Краснофлотец уставился на него пустым, одурелым взглядом. И вдруг этот взгляд прояснел обыкновенной человеческой тревогой при виде залитого кровью лица командира. Краснофлотец ахнул:
— Товарищ командир корабля! Вы…
— На место! — скомандовал Калинин. — Стоять по местам!
И сам тоже кинулся на свое командирское место, на мостик, карабкаясь по искореженному трапу.
— Куда лезете? Назад! — крикнул ему кто-то, когда неузнаваемая голова, покрытая бескозыркой, показалась из люка.
— Я командир эсминца… Кто здесь распоряжается? — рявкнул Калинин, выбираясь на мостик, усеянный обломками.
Тот, кто кричал на него, — Калинин узнал в нем командира БЧ-III лейтенанта Воробьева, — вгляделся и взял под козырек.
— Виноват, товарищ капитан-лейтенант… Согласно боевому расписанию я вступил в исполнение обязанностей командира эсминца. Комиссар пропал без вести. Помощник убит. Артиллерист и штурман тяжело ранены, — отрапортовал Воробьев и нерешительно добавил: — Вы тоже ранены, товарищ капитан-лейтенант.
Командир недовольно поглядел на левое крыло мостика, где за секунду до взрыва стоял комиссар. Левого крыла не было, не было и комиссара. Калинин зажмурился.
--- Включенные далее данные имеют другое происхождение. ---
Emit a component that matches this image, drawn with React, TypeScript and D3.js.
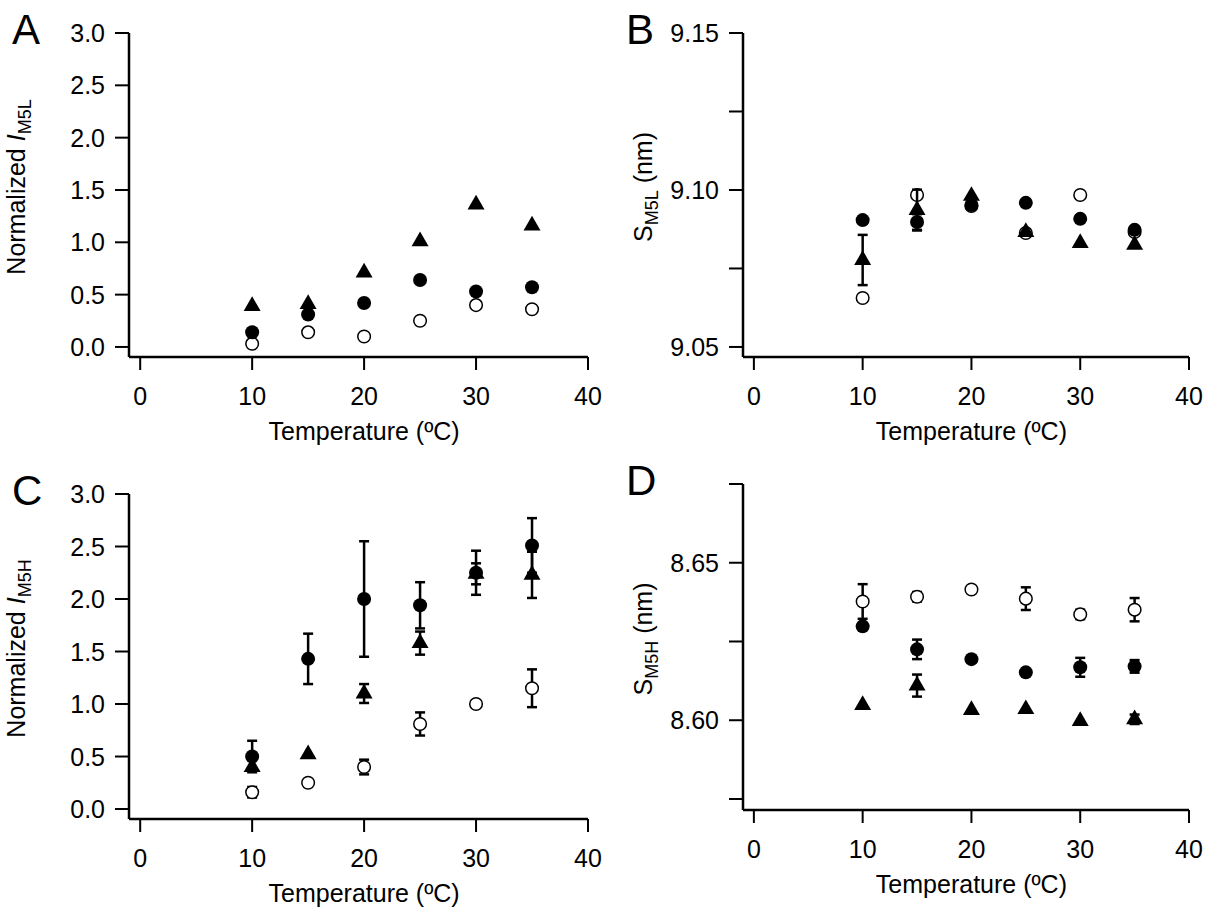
import * as d3 from 'd3';
import React from 'react';

const temps = [10, 15, 20, 25, 30, 35];

// Panel A: normalized I_M5L
const aFilled = [0.14, 0.31, 0.42, 0.64, 0.53, 0.57];
const aOpen = [0.03, 0.14, 0.1, 0.25, 0.4, 0.36];
const aTri = [0.39, 0.41, 0.71, 1.01, 1.36, 1.16];

// Panel B: S_M5L (nm)
const bFilled = [9.0904, 9.0898, 9.0952, 9.0959, 9.0908, 9.0873];
const bOpen = [9.0656, 9.0984, 9.0949, 9.0863, 9.0984, 9.0866];
const bTri = [9.0777, 9.0936, 9.0981, 9.0866, 9.0831, 9.0825];
const bTriErr = [0.008, 0.0065, 0, 0, 0, 0];
const bFilledErr = [0, 0.0025, 0, 0, 0, 0];

// Panel C: normalized I_M5H
const cFilled = [0.5, 1.43, 2.0, 1.94, 2.25, 2.51];
const cFilledErr = [0.15, 0.24, 0.55, 0.22, 0.21, 0.26];
const cOpen = [0.16, 0.25, 0.4, 0.81, 1.0, 1.15];
const cOpenErr = [0.05, 0, 0.07, 0.11, 0, 0.18];
const cTri = [0.4, 0.52, 1.1, 1.58, 2.24, 2.23];
const cTriErr = [0, 0, 0.09, 0.11, 0.1, 0.22];

// Panel D: S_M5H (nm)
const dFilled = [8.6298, 8.6225, 8.6194, 8.6152, 8.6168, 8.6171];
const dFilledErr = [0, 0.0031, 0.001, 0, 0.003, 0.002];
const dOpen = [8.6377, 8.6392, 8.6415, 8.6386, 8.6336, 8.6351];
const dOpenErr = [0.0055, 0.0015, 0, 0.0036, 0.0015, 0.0037];
const dTri = [8.6048, 8.611, 8.6032, 8.6035, 8.5997, 8.6003];
const dTriErr = [0, 0.0035, 0, 0, 0, 0.0015];

const xTicks = [0, 10, 20, 30, 40];
const font = 'Liberation Sans, Arial, sans-serif';

type Series = { kind: 'open' | 'filled' | 'tri'; vals: number[]; err?: number[] };

interface PanelProps {
  letter: string;
  left: number; right: number; top: number; bottom: number;
  yDomain: [number, number];
  yTicks: number[];
  yLabels: number[];
  fmt: (v: number) => string;
  titleX: number;
  yTitle: React.ReactNode;
  series: Series[];
}

const Panel: React.FC<PanelProps> = (p) => {
  const x = d3.scaleLinear().domain([-1, 40]).range([p.left, p.right]);
  const y = d3.scaleLinear().domain(p.yDomain).range([p.bottom, p.top]);
  const tri = d3.symbol(d3.symbolTriangle, 125)()!;
  const labelSet = new Set(p.yLabels.map((v) => v.toFixed(4)));
  const yTop = y(p.yTicks[p.yTicks.length - 1]);
  return (
    <g fontFamily={font} fill="#000">
      <text x={p.left - 117} y={yTop + 11} fontSize={42}>{p.letter}</text>
      <line x1={p.left} x2={p.left} y1={yTop} y2={p.bottom} stroke="#000" strokeWidth={2.5} />
      <line x1={p.left} x2={p.right} y1={p.bottom} y2={p.bottom} stroke="#000" strokeWidth={2.5} />
      {p.yTicks.map((t) => (
        <g key={t}>
          <line x1={p.left - 14} x2={p.left} y1={y(t)} y2={y(t)} stroke="#000" strokeWidth={2} />
          {labelSet.has(t.toFixed(4)) && (
            <text x={p.left - 24} y={y(t)} dy="0.36em" fontSize={25} textAnchor="end">{p.fmt(t)}</text>
          )}
        </g>
      ))}
      {xTicks.map((t) => (
        <g key={t}>
          <line x1={x(t)} x2={x(t)} y1={p.bottom} y2={p.bottom + 13} stroke="#000" strokeWidth={2} />
          <text x={x(t)} y={p.bottom + 48} fontSize={25} textAnchor="middle">{t}</text>
        </g>
      ))}
      <text x={x(20)} y={p.bottom + 83} fontSize={25} textAnchor="middle">Temperature (ºC)</text>
      <text transform={`translate(${p.left - p.titleX},${(yTop + p.bottom) / 2 - 8}) rotate(-90)`} fontSize={25} textAnchor="middle">{p.yTitle}</text>
      {p.series.map((s, si) => (
        <g key={si}>
          {s.err && s.vals.map((v, i) => s.err![i] > 0 && (
            <g key={i} stroke="#000" strokeWidth={2.5}>
              <line x1={x(temps[i])} x2={x(temps[i])} y1={y(v - s.err![i])} y2={y(v + s.err![i])} />
              <line x1={x(temps[i]) - 5} x2={x(temps[i]) + 5} y1={y(v - s.err![i])} y2={y(v - s.err![i])} />
              <line x1={x(temps[i]) - 5} x2={x(temps[i]) + 5} y1={y(v + s.err![i])} y2={y(v + s.err![i])} />
            </g>
          ))}
          {s.vals.map((v, i) => s.kind === 'tri' ? (
            <path key={i} d={tri} transform={`translate(${x(temps[i])},${y(v)})`} fill="#000" />
          ) : (
            <circle key={i} cx={x(temps[i])} cy={y(v)} r={s.kind === 'open' ? 6.3 : 7}
              fill={s.kind === 'open' ? '#fff' : '#000'} stroke="#000" strokeWidth={s.kind === 'open' ? 1.5 : 0} />
          ))}
        </g>
      ))}
    </g>
  );
};

const title = (sym: string, sub: string, suffix: string, italic: boolean) => (
  <>
    {suffix === '' ? 'Normalized ' : ''}
    <tspan fontStyle={italic ? 'italic' : 'normal'}>{sym}</tspan>
    <tspan fontSize={18} dy={6}>{sub}</tspan>
    {suffix && <tspan dy={-6}>{suffix}</tspan>}
  </>
);

const App: React.FC = () => {
  const aTicks = [0, 0.5, 1, 1.5, 2, 2.5, 3];
  const bTicks = [9.05, 9.075, 9.1, 9.125, 9.15];
  const dTicks = [8.575, 8.6, 8.625, 8.65, 8.675];
  return (
    <svg width={1208} height={909} style={{ position: 'absolute', left: 0, top: 0, background: '#fff' }}>
      <Panel letter="A" left={129} right={588} top={33} bottom={357} yDomain={[-0.096, 3]}
        yTicks={aTicks} yLabels={aTicks} fmt={(v) => v.toFixed(1)} titleX={104} yTitle={title('I', 'M5L', '', true)}
        series={[{ kind: 'open', vals: aOpen }, { kind: 'filled', vals: aFilled }, { kind: 'tri', vals: aTri }]} />
      <Panel letter="B" left={743} right={1189} top={33} bottom={357} yDomain={[9.0468, 9.15]}
        yTicks={bTicks} yLabels={[9.05, 9.1, 9.15]} fmt={(v) => v.toFixed(2)} titleX={91} yTitle={title('S', 'M5L', ' (nm)', false)}
        series={[{ kind: 'open', vals: bOpen }, { kind: 'filled', vals: bFilled, err: bFilledErr }, { kind: 'tri', vals: bTri, err: bTriErr }]} />
      <Panel letter="C" left={129} right={588} top={494} bottom={819} yDomain={[-0.095, 3]}
        yTicks={aTicks} yLabels={aTicks} fmt={(v) => v.toFixed(1)} titleX={104} yTitle={title('I', 'M5H', '', true)}
        series={[{ kind: 'open', vals: cOpen, err: cOpenErr }, { kind: 'filled', vals: cFilled, err: cFilledErr }, { kind: 'tri', vals: cTri, err: cTriErr }]} />
      <Panel letter="D" left={743} right={1189} top={484} bottom={810} yDomain={[8.5715, 8.675]}
        yTicks={dTicks} yLabels={[8.6, 8.65]} fmt={(v) => v.toFixed(2)} titleX={91} yTitle={title('S', 'M5H', ' (nm)', false)}
        series={[{ kind: 'open', vals: dOpen, err: dOpenErr }, { kind: 'filled', vals: dFilled, err: dFilledErr }, { kind: 'tri', vals: dTri, err: dTriErr }]} />
    </svg>
  );
};

export default App;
— Исполняйте свои обязанности, — сказал он Воробьеву, — командую я.
— Но вам нужно к врачу… Санитаров! — вдруг закричал на весь мостик Воробьев. — Санитаров к командиру!
— Отправляйтесь на место! — повторил Калинин, стиснув зубы, и огляделся.
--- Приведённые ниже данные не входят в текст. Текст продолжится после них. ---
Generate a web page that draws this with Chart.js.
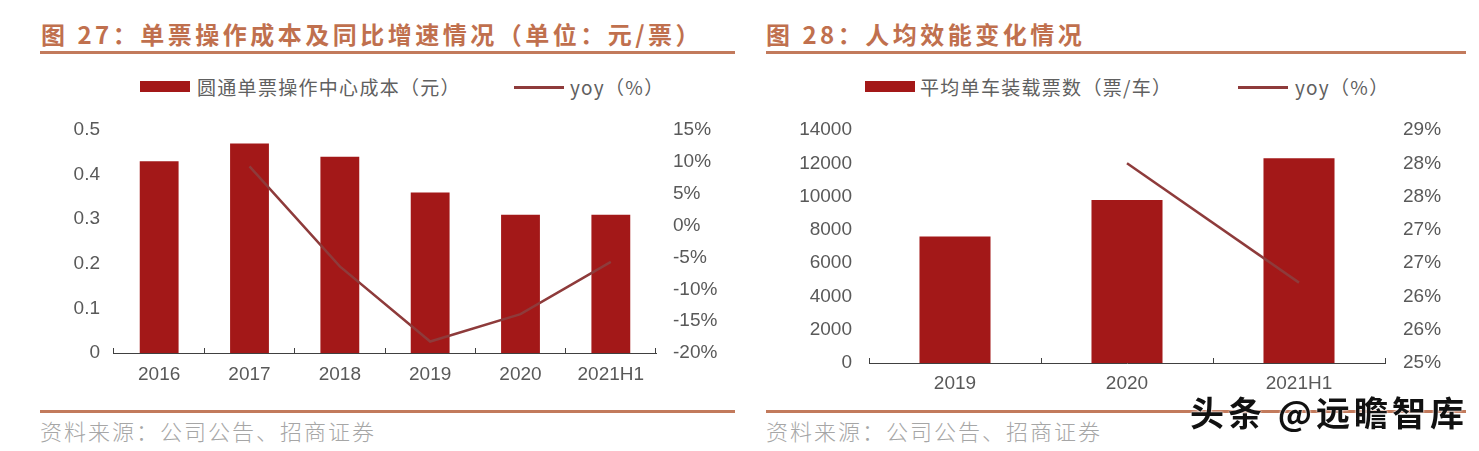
<!DOCTYPE html>
<html>
<head>
<meta charset="utf-8">
<script src="https://cdn.jsdelivr.net/npm/chart.js@4.4.1/dist/chart.umd.min.js"></script>
<style>
  html, body { margin: 0; padding: 0; background: #ffffff; }
  body { width: 1479px; height: 451px; position: relative; overflow: hidden; font-family: "Noto Sans CJK SC", sans-serif; }
  .title { position: absolute; top: 20px; height: 28px; line-height: 28px; font-size: 24px; font-weight: bold; color: #c0704e; letter-spacing: 3.5px; white-space: nowrap; }
  .rule { position: absolute; height: 3px; background: #c27a5c; }
  .legend-text { position: absolute; top: 75px; height: 24px; line-height: 24px; font-size: 19px; color: #606060; letter-spacing: 1.3px; white-space: nowrap; }
  .legend-rect { position: absolute; top: 81px; width: 50px; height: 11px; background: #a31818; }
  .legend-line { position: absolute; top: 86px; width: 50px; height: 2.5px; background: #8e3b3b; }
  .source { position: absolute; top: 416px; height: 28px; line-height: 28px; font-size: 22px; color: #a6a6a6; letter-spacing: 2px; white-space: nowrap; font-weight: 300; }
  canvas { position: absolute; }
  .wm { position: absolute; left: 1190px; top: 392px; height: 40px; line-height: 40px; font-size: 34px; font-weight: bold; color: #111111; letter-spacing: 4px; white-space: nowrap; text-shadow: 0 0 2px #fff, 0 0 2px #fff; }
</style>
</head>
<body>
<div class="title" style="left:41px;">图 27：单票操作成本及同比增速情况（单位：元/票）</div>
<div class="rule" style="left:40px; width:695px; top:51px;"></div>
<div class="title" style="left:766px;">图 28：人均效能变化情况</div>
<div class="rule" style="left:766px; width:700px; top:51px;"></div>

<div class="legend-rect" style="left:140px;"></div>
<div class="legend-text" style="left:197px;">圆通单票操作中心成本（元）</div>
<div class="legend-line" style="left:514px;"></div>
<div class="legend-text" style="left:570px;">yoy（%）</div>

<div class="legend-rect" style="left:865px;"></div>
<div class="legend-text" style="left:920px;">平均单车装载票数（票/车）</div>
<div class="legend-line" style="left:1238px;"></div>
<div class="legend-text" style="left:1295px;">yoy（%）</div>

<canvas id="c1" width="700" height="300" style="left:40px; top:100px;"></canvas>
<canvas id="c2" width="719" height="300" style="left:760px; top:100px;"></canvas>

<div class="rule" style="left:40px; width:695px; top:410px;"></div>
<div class="rule" style="left:766px; width:700px; top:410px;"></div>
<div class="source" style="left:40px;">资料来源：公司公告、招商证券</div>
<div class="source" style="left:766px;">资料来源：公司公告、招商证券</div>
<div class="wm">头条 @远瞻智库</div>

<script>
// ---- Chart 27 data ----
const categories1 = ['2016', '2017', '2018', '2019', '2020', '2021H1'];
const cost1 = [0.43, 0.47, 0.44, 0.36, 0.31, 0.31];
const yoy1 = [null, 9.3, -6.4, -18.2, -13.9, -5.7];
const leftTicks1 = ['0', '0.1', '0.2', '0.3', '0.4', '0.5'];
const rightTicks1 = ['-20%', '-15%', '-10%', '-5%', '0%', '5%', '10%', '15%'];

// ---- Chart 28 data ----
const categories2 = ['2019', '2020', '2021H1'];
const tickets2 = [7600, 9800, 12300];
const yoy2 = [null, 28.43, 26.38];
const leftTicks2 = ['0', '2000', '4000', '6000', '8000', '10000', '12000', '14000'];
const rightTicks2 = ['25%', '26%', '26%', '27%', '27%', '28%', '28%', '29%'];

const BAR = '#a31818';
const LINE = '#8e3b3b';
const AXIS = '#404040';
const TICKFONT = { family: "'Liberation Sans', Arial, sans-serif", size: 19 };
const TICKCOLOR = '#595959';

function makeChart(id, cats, bars, yoy, lt, rt, cfg) {
  return new Chart(document.getElementById(id), {
    data: {
      labels: cats,
      datasets: [
        { type: 'line', data: yoy, yAxisID: 'y1', borderColor: LINE, borderWidth: 2.5,
          pointRadius: 0, tension: 0, order: 0, fill: false },
        { type: 'bar', data: bars, yAxisID: 'y', backgroundColor: BAR,
          categoryPercentage: 1, barPercentage: cfg.barPct, order: 1 }
      ]
    },
    options: {
      responsive: false,
      animation: false,
      layout: { padding: { top: 30, left: 0, right: 0, bottom: 0 } },
      plugins: { legend: { display: false }, tooltip: { enabled: false } },
      scales: {
        x: {
          position: 'bottom',
          grid: { display: true, drawOnChartArea: false, drawTicks: true, tickLength: -5,
                  offset: true, color: AXIS, lineWidth: 1 },
          border: { display: true, color: AXIS, width: 1 },
          ticks: { font: TICKFONT, color: TICKCOLOR, padding: cfg.xPad, maxRotation: 0, autoSkip: false },
          afterFit: s => { s.height = cfg.xH; }
        },
        y: {
          position: 'left', min: cfg.yMin, max: cfg.yMax, ticks: {
            stepSize: cfg.yStep, font: TICKFONT, color: TICKCOLOR, padding: cfg.yPad,
            callback: (v, i) => lt[i]
          },
          grid: { display: false, drawTicks: false },
          border: { display: false },
          afterFit: s => { s.width = cfg.yW; }
        },
        y1: {
          position: 'right', min: cfg.y1Min, max: cfg.y1Max, ticks: Object.assign({
            font: TICKFONT, color: TICKCOLOR, padding: cfg.y1Pad,
            callback: (v, i) => rt[i]
          }, cfg.y1TickExtra),
          grid: { display: false, drawTicks: false },
          border: { display: false },
          afterFit: s => { s.width = cfg.y1W; }
        }
      }
    }
  });
}

makeChart('c1', categories1, cost1, yoy1, leftTicks1, rightTicks1, {
  barPct: 0.43, xPad: 15, xH: 47, yMin: 0, yMax: 0.5, yStep: 0.1, yPad: 14, yW: 74,
  y1Min: -20, y1Max: 15, y1Pad: 17, y1W: 84, y1TickExtra: { stepSize: 5 }
});

makeChart('c2', categories2, tickets2, yoy2, leftTicks2, rightTicks2, {
  barPct: 0.413, xPad: 14, xH: 37, yMin: 0, yMax: 14000, yStep: 2000, yPad: 17, yW: 109,
  y1Min: 25, y1Max: 29, y1Pad: 18, y1W: 94, y1TickExtra: { count: 8 }
});
</script>
</body>
</html>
Мостик был в пятнах крови. У штурманской будки, скорчась, лежал помощник. Вахтенный командир, бледный, в висящем лохмотьями кителе, распутывал обрывки сигнальных фалов, которые окрутили его, как неводом.
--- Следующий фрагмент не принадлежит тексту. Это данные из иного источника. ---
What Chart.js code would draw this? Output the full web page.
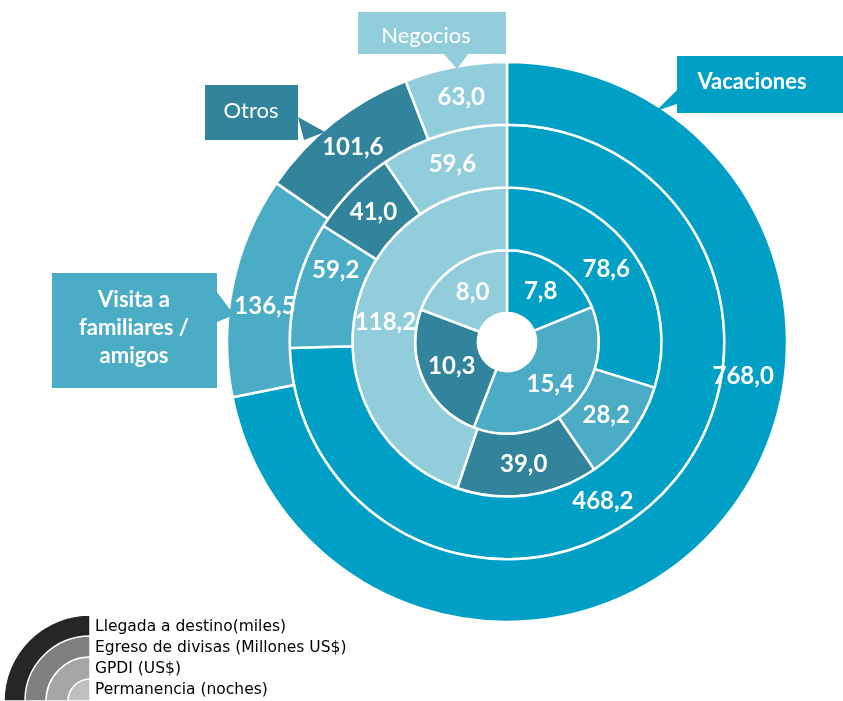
<!DOCTYPE html>
<html>
<head>
<meta charset="utf-8">
<script src="https://cdn.jsdelivr.net/npm/chart.js@4.4.0/dist/chart.umd.min.js"></script>
<style>
  html, body { margin: 0; padding: 0; background: #fff; }
</style>
</head>
<body>
<canvas id="chart" width="843" height="701"></canvas>
<script>
// categories and the four rings (outer -> inner)
const categories = ['Vacaciones', 'Visita a familiares / amigos', 'Otros', 'Negocios'];
const ringNames = ['Llegada a destino(miles)', 'Egreso de divisas (Millones US$)', 'GPDI (US$)', 'Permanencia (noches)'];
const llegada = [768.0, 136.5, 101.6, 63.0];
const egreso = [468.2, 59.2, 41.0, 59.6];
const gpdi = [78.6, 28.2, 39.0, 118.2];
const permanencia = [7.8, 15.4, 10.3, 8.0];

const colors = ['#00A0C6', '#4BACC6', '#31849B', '#92CDDC'];
const legendGrays = ['#262626', '#7F7F7F', '#A6A6A6', '#BFBFBF'];

// where along the arc each label sits (0.5 = middle) and a radial nudge, only the odd ones
const labelShift = { '0-0': [0.38, -10], '0-1': [0.43, -4], '1-0': [0.555, 0], '1-1': [0.72, 0] };

const fmt = v => v.toFixed(1).replace('.', ',');

function drawCallouts(ctx) {
  // box, tail, text lines
  const boxes = [
    { c: 0, box: [677, 56, 170, 57], tail: [[677, 90], [656, 111], [677, 104]], lines: ['Vacaciones'], bold: true, tx: 752, ty: 82 },
    { c: 1, box: [52, 273, 165, 115], tail: [[217, 292], [234, 315], [217, 322]], lines: ['Visita a', 'familiares /', 'amigos'], bold: true, tx: 134, ty: 300 },
    { c: 2, box: [205, 85, 93, 55], tail: [[298, 117], [325, 132], [304, 140]], lines: ['Otros'], bold: false, tx: 251, ty: 111 },
    { c: 3, box: [358, 12, 148, 42], tail: [[443, 53], [457, 69], [469, 53]], lines: ['Negocios'], bold: false, tx: 426, ty: 36 }
  ];
  ctx.save();
  boxes.forEach(b => {
    ctx.fillStyle = colors[b.c];
    ctx.fillRect(b.box[0], b.box[1], b.box[2], b.box[3]);
    ctx.beginPath();
    ctx.moveTo(b.tail[0][0], b.tail[0][1]);
    ctx.lineTo(b.tail[1][0], b.tail[1][1]);
    ctx.lineTo(b.tail[2][0], b.tail[2][1]);
    ctx.closePath();
    ctx.fill();
    ctx.fillStyle = '#fff';
    ctx.textAlign = 'center';
    ctx.textBaseline = 'middle';
    ctx.font = (b.bold ? 'bold ' : '') + '22px Lato';
    b.lines.forEach((t, k) => ctx.fillText(t, b.tx, b.ty + k * 28));
  });
  ctx.restore();
}

const ringLabels = {
  id: 'ringLabels',
  afterDatasetsDraw(chart) {
    const ctx = chart.ctx;
    drawCallouts(ctx);
    ctx.save();
    ctx.font = 'bold 24px Lato';
    ctx.fillStyle = '#fff';
    ctx.textAlign = 'center';
    ctx.textBaseline = 'middle';
    chart.data.datasets.forEach((ds, i) => {
      chart.getDatasetMeta(i).data.forEach((arc, j) => {
        const p = arc.getProps(['x', 'y', 'startAngle', 'endAngle', 'innerRadius', 'outerRadius'], true);
        const s = labelShift[i + '-' + j] || [0.5, 0];
        const a = p.startAngle + (p.endAngle - p.startAngle) * s[0];
        const r = (p.innerRadius + p.outerRadius) / 2 + s[1];
        ctx.fillText(fmt(ds.data[j]), p.x + Math.cos(a) * r, p.y + Math.sin(a) * r);
      });
    });
    ctx.restore();
  },
  afterDraw(chart) {
    // ring legend in the bottom left corner
    const ctx = chart.ctx;
    const cx = 90, cy = 701;
    const radii = [86, 65, 44, 22];
    ctx.save();
    radii.forEach((r, k) => {
      ctx.beginPath();
      ctx.moveTo(cx, cy);
      ctx.arc(cx, cy, r, Math.PI, Math.PI * 1.5);
      ctx.closePath();
      ctx.fillStyle = legendGrays[k];
      ctx.fill();
      ctx.strokeStyle = '#fff';
      ctx.lineWidth = 1.5;
      ctx.stroke();
    });
    ctx.fillStyle = '#000';
    ctx.font = '15.5px "DejaVu Sans"';
    ctx.textAlign = 'left';
    ctx.textBaseline = 'middle';
    ringNames.forEach((t, k) => ctx.fillText(t, 95, 627 + k * 21));
    ctx.restore();
  }
};

const series = [llegada, egreso, gpdi, permanencia];

new Chart(document.getElementById('chart'), {
  type: 'doughnut',
  data: {
    labels: categories,
    datasets: series.map((d, i) => ({
      label: ringNames[i],
      data: d,
      backgroundColor: colors,
      borderColor: '#fff',
      borderWidth: 2.5
    }))
  },
  options: {
    responsive: false,
    animation: false,
    radius: 280,
    cutout: '10.4%',
    layout: { padding: { left: 200, right: 29, top: 20, bottom: 37 } },
    plugins: {
      legend: { display: false },
      tooltip: { enabled: false }
    }
  },
  plugins: [ringLabels]
});
</script>
</body>
</html>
Но среди обломков и крови стояли на своих местах сигнальщики и наблюдатели, и только во взглядах их, устремленных на командира, Калинин подметил недоумение и ожидание. Он понял, что люди смотрят на него, раненого командира, и ждут, что он примет то единственное решение, от которого зависит жизнь корабля и их жизнь.
— Все благополучно, товарищи, — сказал он, пытаясь улыбнуться. — Не ослаблять наблюдения.
В эту минуту с «Сурового» последовал запрос флагмана о последствиях взрыва, и Калинин приказал передать, что эсминец держится на плаву и повреждения выясняются. Он был уверен, что его «Стремительный» не может погибнуть.
Пока передавали семафор, Калинин подошел к помощнику и наклонился над ним. Окликнул. Ответа не было. Калинин попытался приподнять голову помощника. Она завалилась и деревянно стукнулась о палубу. Командир эсминца выпрямился.
«Прощай, помощник! Много вместе поплавано. Встретишь ли такого другого? И моряка и друга?»
Но грустить было некогда. Нужно было прежде всего восстановить порядок на мостике.
— Что вы смотрите, товарищи? Прибрать мостик!
Люди кинулись исполнять приказание командира. Зазвенел телефон.
— Командир эсминца слушает, — сказал Калинин, подняв трубку и чувствуя, как все в нем мутнеет от нарастающей боли.